Ms. Keller taught the world that everyone has something positive to contribute when they are given an opportunity. She showed the world that with the right tools and attitude, anything is possible.

After all, we are to be defined not by our limits – but by our potential.

An advisor to Dr. King said: “people think that a revolution begins with injustice. They don’t. A revolution begins with hope.” I stand on the shoulders of countless disability rights advocates/activists and allies including parents of children with disabilities, who like Helen Keller taught us, believe everyone has something positive to contribute when they are given an opportunity.

They hope for a future wherein people with disabilities would enjoy equal access and full participation in all aspects of mainstream society; wherein we would lead independent lives, make informed choices and enjoy self-determination; wherein disability rights would be recognized as a civil right and not a matter of charity.

Their hopes laid the foundation for the ADA. Then, their action and sacrifices led to its drafting and passage.  Things didn’t just get better for the disability community. People had to act to make it better. We may not have defining moments that are etched in our nation’s consciousness like the Seneca Falls Convention – a milestone of women’s civil rights movement/women’s suffrage, or Selma or the Stonewall riots of the LGBT community.

But our people sacrificed enormously to make things better for us.

I understand now what I didn’t understand in 1990 – the ADA didn’t come about overnight. Change does not happen in a moment; it happens in a movement. Just like the other civil rights movements before it: like the African-Americans who sat at the segregated lunch counters and refused to move to the back of the bus; people with disabilities obstructed the movement of inaccessible buses and marched through the streets to protest injustice – injustice such as being forced to live in institutions rather than in their communities with the necessary services and support.

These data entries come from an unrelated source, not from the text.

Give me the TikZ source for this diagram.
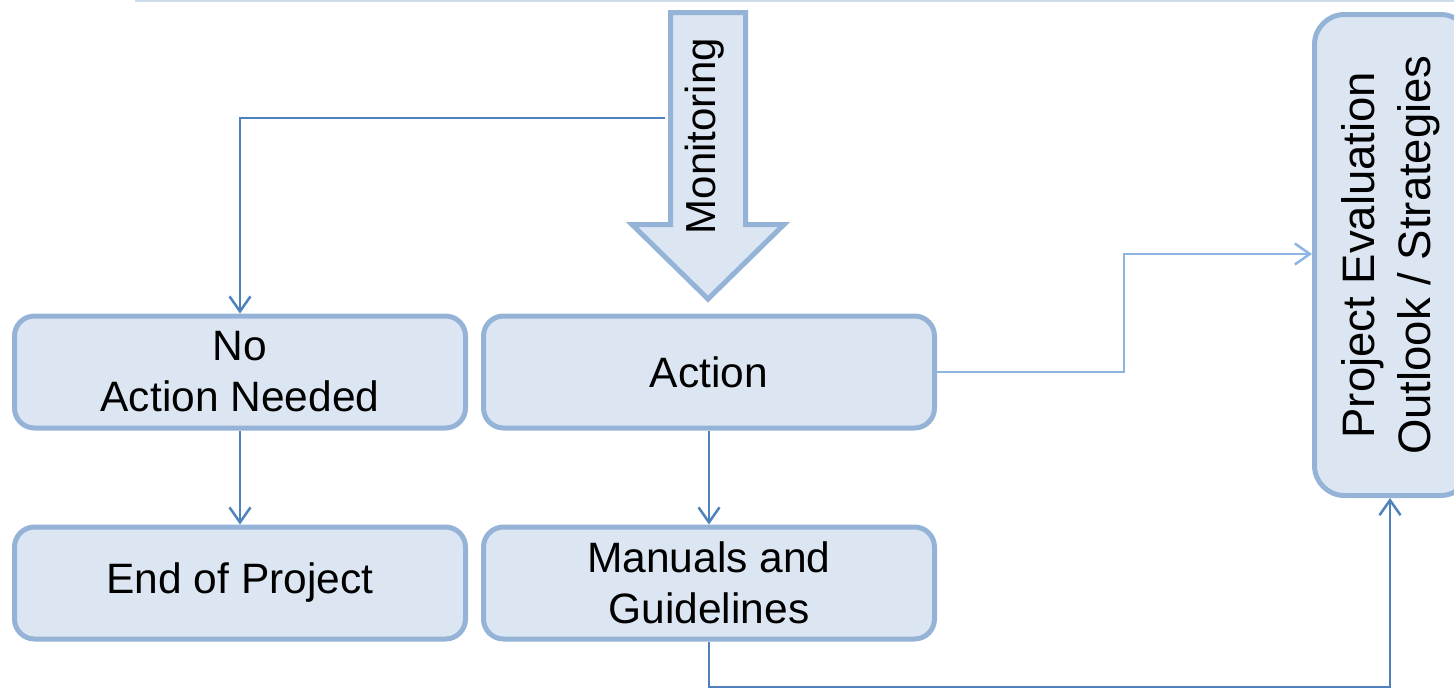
\documentclass[tikz,border=0pt]{standalone}
\usepackage{fontspec}
\setmainfont{Liberation Sans}
\usetikzlibrary{arrows.meta}
\definecolor{boxfill}{HTML}{DCE6F2}
\definecolor{boxline}{HTML}{95B3D7}
\definecolor{linkdark}{HTML}{4F81BD}
\definecolor{linklight}{HTML}{8EB4E3}
\tikzset{
  stepbox/.style={draw=boxline, fill=boxfill, line width=5pt, rounded corners=20pt,
    minimum width=451pt, minimum height=112pt, align=center, inner sep=0pt,
    font=\fontsize{42.5}{51}\selectfont},
  link/.style={draw=linkdark, line width=2.5pt,
    -{Straight Barb[length=15pt,width=21pt,line width=2.5pt]}},
  linklite/.style={link, draw=linklight},
}
\begin{document}
\begin{tikzpicture}[x=1pt,y=-1pt]
\useasboundingbox (0,0) rectangle (1454,689);
\clip (0,0) rectangle (1454,689);

% thin rule along the top edge
\coordinate (ruleL) at (135,1);
\coordinate (ruleR) at (1454,1);
\draw[boxfill!80!boxline, line width=2pt] (ruleL) -- (ruleR);

% monitoring block arrow
\draw[draw=boxline, fill=boxfill, line width=5pt, line join=miter]
  (670.5,12.5) -- (745.5,12.5) -- (745.5,224.5) -- (784,224.5) -- (708,299)
  -- (632,224.5) -- (670.5,224.5) -- cycle;
\node[rotate=90, font=\fontsize{42}{51}\selectfont, inner sep=0pt] (mon) at (705,136) {Monitoring};
\coordinate (monL) at (665,118);

% process boxes
\node[stepbox] (noact) at (240,372) {No\\Action Needed};
\node[stepbox] (act) at (709,372) {Action};
\node[stepbox] (endp) at (240,583) {End of Project};
\node[stepbox] (man) at (709,583) {Manuals and\\Guidelines};
\node[stepbox, rounded corners=30pt, minimum width=156pt, minimum height=481pt] (proj) at (1392.5,255) {};
\node[rotate=90, align=center, inner sep=0pt, font=\fontsize{45.5}{56}\selectfont] (projtxt) at (1391,255) {Project Evaluation\\Outlook / Strategies};

% connectors
\draw[link] (monL) -| (noact.north);
\draw[link] (noact.south) -- (endp.north);
\draw[link] (act.south) -- (man.north);
\coordinate (bend) at (1124,254);
\draw[linklite] (act.east) -| (bend) -- (bend -| proj.west);
\coordinate (low) at (1390,687);
\draw[link] (man.south) |- (low) -- (low |- proj.south);
\end{tikzpicture}
\end{document}
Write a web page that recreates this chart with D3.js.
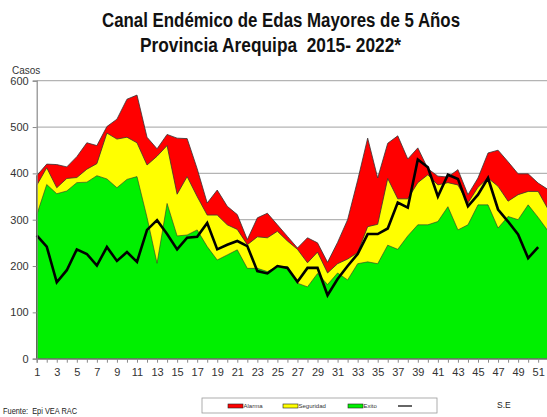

They worked for years in cities and towns throughout the US attending protests, licking envelopes, sending alerts, drafting legislation, filing lawsuits and lobbying Congress.

Some of them are with us today – thank you.

This past March, our nation commemorated the 50th Anniversary of the Selma to Montgomery March. I paused to truly reflect on what it means to stand on the shoulders of giants – I am here because they marched! I am here because so many sacrificed for me – Dr. Martin Luther King, Jr., Congressman John Lewis and countless others who braved the violence of Bloody Sunday.

President [Barack] Obama said during his speech commemorating the anniversary, “Because of what they did, the doors of opportunity swung open not just for black folks, but for every American …”

The passage of the ADA swung the door open for me. I was a junior going into senior year of high school at the time the ADA was signed into law. It wasn’t until the summer of 1991 that I truly gained an understanding of what the law symbolizes. I took a summer job with a nonprofit organization in New York City called Hospital Audience, Inc. Their mission is to provide cultural access to music, dance, theatre and the visual arts for individuals with disabilities and the elderly who live in nursing homes and other institutional settings as well as to children at health and social service facilities.

I was part of a cross-disability accessibility team. Together, we navigated our way around the Manhattan theater district visiting and surveying selected facilities for their accessibility features in anticipation of the ADA implementing regulations. We also measured curb cuts, counted wheelchair accessible parking spots, etc.

I learned so much and gained a new sense of awareness about the needs of individuals with disabilities other than deafness. I left NYC for college at Howard University with a new sense of empowerment and knowledge about my rights.

Claudia L. Gordon currently works as chief of staff at the US Department of Labor’s Office of Federal Contract Compliance Programs. Previously, she held a position in the White House Office of Public Engagement as the public engagement advisor to the disability community.